The U.S. Department of Education’s Office for Civil Rights said Tuesday it is beginning a comprehensive review of the department’s regulations implementing Title IX of the Education Amendments of 1972, as part of implementing President Joe Biden’s March 8 Executive Order on Guaranteeing an Educational Environment Free from Discrimination on the Basis of Sex, Including Sexual Orientation or Gender Identity.

The letter to stakeholders explains that OCR is undertaking a comprehensive review of the Department’s existing regulations and other actions related to Title IX by gathering the public’s views and insights on the issue of sexual harassment in school environments, including sexual violence, and discrimination based on sexual orientation and gender identity.

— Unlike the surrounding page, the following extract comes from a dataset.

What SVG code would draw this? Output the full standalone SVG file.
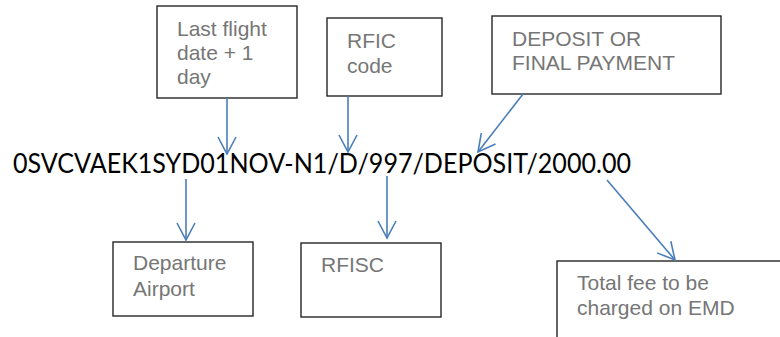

This feedback will help OCR determine what additional changes to the Title IX regulations and any related agency actions may be necessary to fulfill the Executive Order. The input will also support the Department’s commitment to ensuring equal and nondiscriminatory access to education for students in schools across the nation, from pre-K-12 and in postsecondary institutions, including in extracurricular activities and other educational settings. During this review process, the existing Title IX regulations, as amended in 2020, remain in effect.

“Building educational environments free from discrimination where our nation’s students can grow and thrive is a top priority of the Biden-Harris Administration,” said U.S. Secretary of Education Miguel Cardona. “Today’s action is the first step in making sure that the Title IX regulations are effective and are fostering safe learning environments for our students while implementing fair processes. Sexual harassment and other forms of sex discrimination, including in extracurricular activities and other educational settings, threaten access to education for students of all ages. As Secretary, I will work to ensure all students–no matter their background, who they are, or how they identify–can succeed in the classroom and beyond.”